At the University of Michigan, where I am currently situated, our Hillel is known for its openness to a plethora of Jewish voices. Yet in the past few weeks, Hillel has worked actively to shut down a resolution calling for an investigation into four multi-national companies involved in the Occupation. Initially, they sent out an email articulating their reasons for supporting the Central Student Government’s refusal to allow a resolution to be voted on about divestment from Israel. After a weeklong sit in by student activists, Central Student Government reversed the decision and eventually voted against the resolution. Hillel argued that BDS shuts down dialogue and is not an effective means to achieve a resolution to this conflict. They claim that that BDS privileges a one-sided view, yet they do not acknowledge how one view already dominates the discourse on this campus.
The prevailing power structure on this campus weighs heavily against Palestinians. There are 6,000 Jewish students on campus, representing 18 percent of the student body. Hillel hosts a Jewish Agency Israel Fellow on staff who, by their own claim, worked to first shut down a vote on this resolution, and then to secure an anti-BDS vote. We have a top Judaic studies department that hosts a Schusterman visiting Israeli scholar each year. In the face of academic boycotts, the president of the university promoted its many joint efforts with Israel.
Given my pathway into Judaism – the call of Deuteronomy to pursue justice – I find myself at a loss when I listen to the Jewish communal rhetoric surrounding the BDS movement. I understand the fears. Having spent years studying the Holocaust, the rise of Zionism, and generational trauma, the temptation to hear “boycott Israel” as “boycott Jews” is not lost on me.
It is important for us to distinguish these two terms, though. This is not a Nazi call to boycott Jewish businesses in Germany. This is a call of a people who are living under a violent occupation, a people who are stateless and living in displacement. Their call is to boycott the government that is violently perpetuating statelessness upon them. If any people can empathize with the pathos of statelessness, it is the Jews.
In all other contexts, the Jewish people have demonstrated that we understand boycotts, divestments, and sanctions to be effective, non-violent tools for political change. Yet in the face of the BDS movement, we call it ineffective, illegitimate, and even violent.
It’s been two weeks since the BDS movement gripped the University of Michigan campus.
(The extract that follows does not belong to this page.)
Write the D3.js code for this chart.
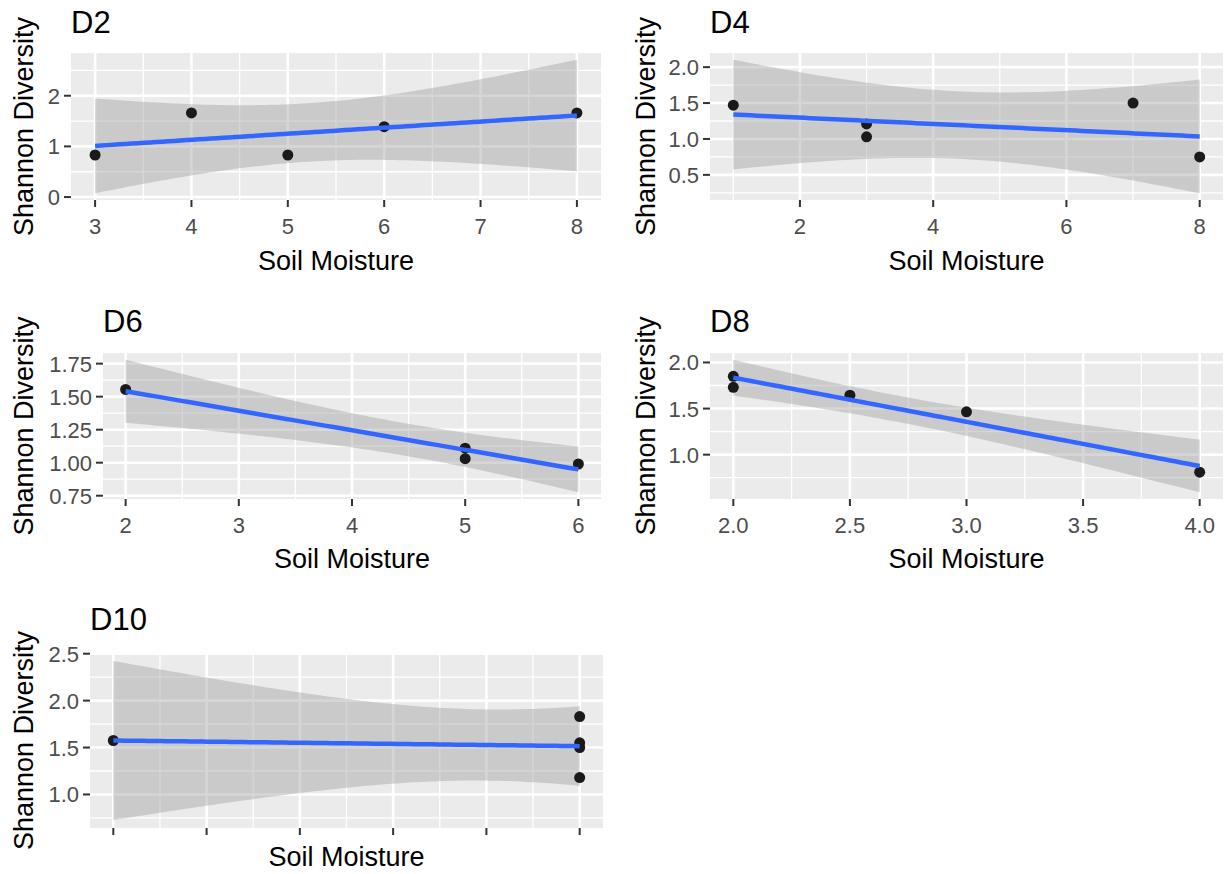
<!DOCTYPE html>
<html>
<head>
<meta charset="utf-8">
<title>Shannon Diversity vs Soil Moisture</title>
<script src="https://d3js.org/d3.v7.min.js"></script>
<style>
  body { margin: 0; background: #fff; }
  svg text { font-family: "Liberation Sans", Arial, sans-serif; }
</style>
</head>
<body>
<div id="chart"></div>
<script>
// ---- data ----
const d2Moisture = [3, 4, 5, 6, 8];
const d2Shannon = [0.83, 1.66, 0.83, 1.39, 1.66];
const d2XTicks = [3, 4, 5, 6, 7, 8];
const d2XLabels = ["3", "4", "5", "6", "7", "8"];
const d2YTicks = [0, 1, 2];
const d2YLabels = ["0", "1", "2"];

const d4Moisture = [1, 3, 3, 7, 8];
const d4Shannon = [1.47, 1.21, 1.03, 1.50, 0.75];
const d4XTicks = [2, 4, 6, 8];
const d4XLabels = ["2", "4", "6", "8"];
const d4YTicks = [0.5, 1.0, 1.5, 2.0];
const d4YLabels = ["0.5", "1.0", "1.5", "2.0"];

const d6Moisture = [2, 5, 5, 6];
const d6Shannon = [1.555, 1.11, 1.03, 0.99];
const d6XTicks = [2, 3, 4, 5, 6];
const d6XLabels = ["2", "3", "4", "5", "6"];
const d6YTicks = [0.75, 1.00, 1.25, 1.50, 1.75];
const d6YLabels = ["0.75", "1.00", "1.25", "1.50", "1.75"];

const d8Moisture = [2, 2, 2.5, 3, 4];
const d8Shannon = [1.85, 1.73, 1.645, 1.465, 0.81];
const d8XTicks = [2.0, 2.5, 3.0, 3.5, 4.0];
const d8XLabels = ["2.0", "2.5", "3.0", "3.5", "4.0"];
const d8YTicks = [1.0, 1.5, 2.0];
const d8YLabels = ["1.0", "1.5", "2.0"];

const d10Moisture = [1, 6, 6, 6, 6];
const d10Shannon = [1.575, 1.83, 1.55, 1.50, 1.18];
const d10XTicks = [1, 2, 3, 4, 5, 6];
const d10XLabels = ["", "", "", "", "", ""];
const d10YTicks = [1.0, 1.5, 2.0, 2.5];
const d10YLabels = ["1.0", "1.5", "2.0", "2.5"];

// two-sided 95% t quantiles by residual df (lm confidence band)
const tQuantile = {2: 4.303, 3: 3.182, 4: 2.776};

// ---- layout ----
const panels = [
  {title: "D2", xs: d2Moisture, ys: d2Shannon, xTicks: d2XTicks, xLabels: d2XLabels, yTicks: d2YTicks, yLabels: d2YLabels,
   box: {left: 71, right: 601, top: 53, bottom: 200}, titleY: 33, tickY: 234, xTitleY: 270, yTitleX: 24},
  {title: "D4", xs: d4Moisture, ys: d4Shannon, xTicks: d4XTicks, xLabels: d4XLabels, yTicks: d4YTicks, yLabels: d4YLabels,
   box: {left: 710, right: 1223, top: 53, bottom: 200}, titleY: 33, tickY: 234, xTitleY: 270, yTitleX: 646},
  {title: "D6", xs: d6Moisture, ys: d6Shannon, xTicks: d6XTicks, xLabels: d6XLabels, yTicks: d6YTicks, yLabels: d6YLabels,
   box: {left: 103, right: 601, top: 353, bottom: 499}, titleY: 332, tickY: 533, xTitleY: 568, yTitleX: 24},
  {title: "D8", xs: d8Moisture, ys: d8Shannon, xTicks: d8XTicks, xLabels: d8XLabels, yTicks: d8YTicks, yLabels: d8YLabels,
   box: {left: 710, right: 1223, top: 353, bottom: 499}, titleY: 332, tickY: 533, xTitleY: 568, yTitleX: 646},
  {title: "D10", xs: d10Moisture, ys: d10Shannon, xTicks: d10XTicks, xLabels: d10XLabels, yTicks: d10YTicks, yLabels: d10YLabels,
   box: {left: 90, right: 603, top: 653, bottom: 828}, titleY: 630, tickY: 862, xTitleY: 866, yTitleX: 24}
];

const svg = d3.select("#chart").append("svg")
  .attr("width", 1225)
  .attr("height", 874)
  .style("display", "block");

svg.append("rect").attr("width", 1225).attr("height", 874).attr("fill", "#fff");

// linear model + 95% confidence band, like geom_smooth(method = "lm")
function lmBand(xs, ys) {
  const n = xs.length;
  const mx = d3.mean(xs), my = d3.mean(ys);
  const sxx = d3.sum(xs, x => (x - mx) ** 2);
  const sxy = d3.sum(xs.map((x, i) => (x - mx) * (ys[i] - my)));
  const b = sxy / sxx, a = my - b * mx;
  const sse = d3.sum(xs.map((x, i) => (ys[i] - (a + b * x)) ** 2));
  const s = Math.sqrt(sse / (n - 2));
  const t = tQuantile[n - 2];
  const [x0, x1] = d3.extent(xs);
  return d3.range(80).map(i => {
    const x = x0 + (x1 - x0) * i / 79;
    const fit = a + b * x;
    const se = s * Math.sqrt(1 / n + (x - mx) ** 2 / sxx);
    return {x: x, y: fit, lo: fit - t * se, hi: fit + t * se};
  });
}

function minorBreaks(major, dom) {
  const step = major[1] - major[0];
  const ext = [major[0] - step].concat(major, [major[major.length - 1] + step]);
  const out = [];
  for (let i = 0; i < ext.length - 1; i++) out.push((ext[i] + ext[i + 1]) / 2);
  return out.filter(v => v >= dom[0] && v <= dom[1]);
}

function drawPanel(p) {
  const band = lmBand(p.xs, p.ys);
  const xExt = d3.extent(p.xs);
  const xPad = (xExt[1] - xExt[0]) * 0.05;
  const yLo = Math.min(d3.min(band, d => d.lo), d3.min(p.ys));
  const yHi = Math.max(d3.max(band, d => d.hi), d3.max(p.ys));
  const yPad = (yHi - yLo) * 0.05;
  const xDom = [xExt[0] - xPad, xExt[1] + xPad];
  const yDom = [yLo - yPad, yHi + yPad];

  const x = d3.scaleLinear().domain(xDom).range([p.box.left, p.box.right]);
  const y = d3.scaleLinear().domain(yDom).range([p.box.bottom, p.box.top]);
  const g = svg.append("g");

  // panel background
  g.append("rect")
    .attr("x", p.box.left).attr("y", p.box.top)
    .attr("width", p.box.right - p.box.left).attr("height", p.box.bottom - p.box.top)
    .attr("fill", "#EBEBEB");

  const xMajor = p.xTicks.filter(v => v >= xDom[0] && v <= xDom[1]);
  const yMajor = p.yTicks.filter(v => v >= yDom[0] && v <= yDom[1]);

  // minor grid
  g.selectAll(".vmin").data(minorBreaks(p.xTicks, xDom)).enter().append("line")
    .attr("x1", d => x(d)).attr("x2", d => x(d))
    .attr("y1", p.box.top).attr("y2", p.box.bottom)
    .attr("stroke", "#fff").attr("stroke-width", 1.3);
  g.selectAll(".hmin").data(minorBreaks(p.yTicks, yDom)).enter().append("line")
    .attr("y1", d => y(d)).attr("y2", d => y(d))
    .attr("x1", p.box.left).attr("x2", p.box.right)
    .attr("stroke", "#fff").attr("stroke-width", 1.3);
  // major grid
  g.selectAll(".vmaj").data(xMajor).enter().append("line")
    .attr("x1", d => x(d)).attr("x2", d => x(d))
    .attr("y1", p.box.top).attr("y2", p.box.bottom)
    .attr("stroke", "#fff").attr("stroke-width", 2.6);
  g.selectAll(".hmaj").data(yMajor).enter().append("line")
    .attr("y1", d => y(d)).attr("y2", d => y(d))
    .attr("x1", p.box.left).attr("x2", p.box.right)
    .attr("stroke", "#fff").attr("stroke-width", 2.6);

  // confidence band
  g.append("path").datum(band)
    .attr("d", d3.area().x(d => x(d.x)).y0(d => y(d.lo)).y1(d => y(d.hi)))
    .attr("fill", "#999999").attr("fill-opacity", 0.4);

  // points
  g.selectAll(".pt").data(p.xs.map((v, i) => [v, p.ys[i]])).enter().append("circle")
    .attr("cx", d => x(d[0])).attr("cy", d => y(d[1]))
    .attr("r", 5.5).attr("fill", "#1a1a1a");

  // fitted line
  g.append("path").datum(band)
    .attr("d", d3.line().x(d => x(d.x)).y(d => y(d.y)))
    .attr("fill", "none").attr("stroke", "#3366FF").attr("stroke-width", 4.5);

  // ticks
  g.selectAll(".xt").data(xMajor).enter().append("line")
    .attr("x1", d => x(d)).attr("x2", d => x(d))
    .attr("y1", p.box.bottom).attr("y2", p.box.bottom + 7)
    .attr("stroke", "#333").attr("stroke-width", 2);
  g.selectAll(".yt").data(yMajor).enter().append("line")
    .attr("y1", d => y(d)).attr("y2", d => y(d))
    .attr("x1", p.box.left - 7).attr("x2", p.box.left)
    .attr("stroke", "#333").attr("stroke-width", 2);

  // tick labels
  g.selectAll(".xl").data(p.xTicks).enter().append("text")
    .attr("x", d => x(d)).attr("y", p.tickY)
    .attr("text-anchor", "middle")
    .attr("font-size", 22).attr("fill", "#4D4D4D")
    .text((d, i) => p.xLabels[i]);
  g.selectAll(".yl").data(p.yTicks).enter().append("text")
    .attr("x", p.box.left - 11).attr("y", d => y(d) + 8)
    .attr("text-anchor", "end")
    .attr("font-size", 22).attr("fill", "#4D4D4D")
    .text((d, i) => p.yLabels[i]);

  // titles
  g.append("text")
    .attr("x", p.box.left).attr("y", p.titleY)
    .attr("font-size", 31).attr("fill", "#000")
    .text(p.title);
  g.append("text")
    .attr("x", (p.box.left + p.box.right) / 2).attr("y", p.xTitleY)
    .attr("text-anchor", "middle")
    .attr("font-size", 27).attr("fill", "#000")
    .text("Soil Moisture");
  g.append("text")
    .attr("transform", `translate(${p.yTitleX + 9},${(p.box.top + p.box.bottom) / 2}) rotate(-90)`)
    .attr("text-anchor", "middle")
    .attr("font-size", 27).attr("fill", "#000")
    .text("Shannon Diversity");
}

panels.forEach(drawPanel);
</script>
</body>
</html>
How long will it take our Jewish community to recognize BDS for what it is – not a divisive movement intent on destroying the state of Israel, but a non-violent call for peace and justice?
Alice Mishkin lives and works in Ann Arbor, Michigan. She is an alum of the University of Michigan’s School of Social Work, from which she holds a certificate in Jewish communal leadership, and is a former Dorot fellow.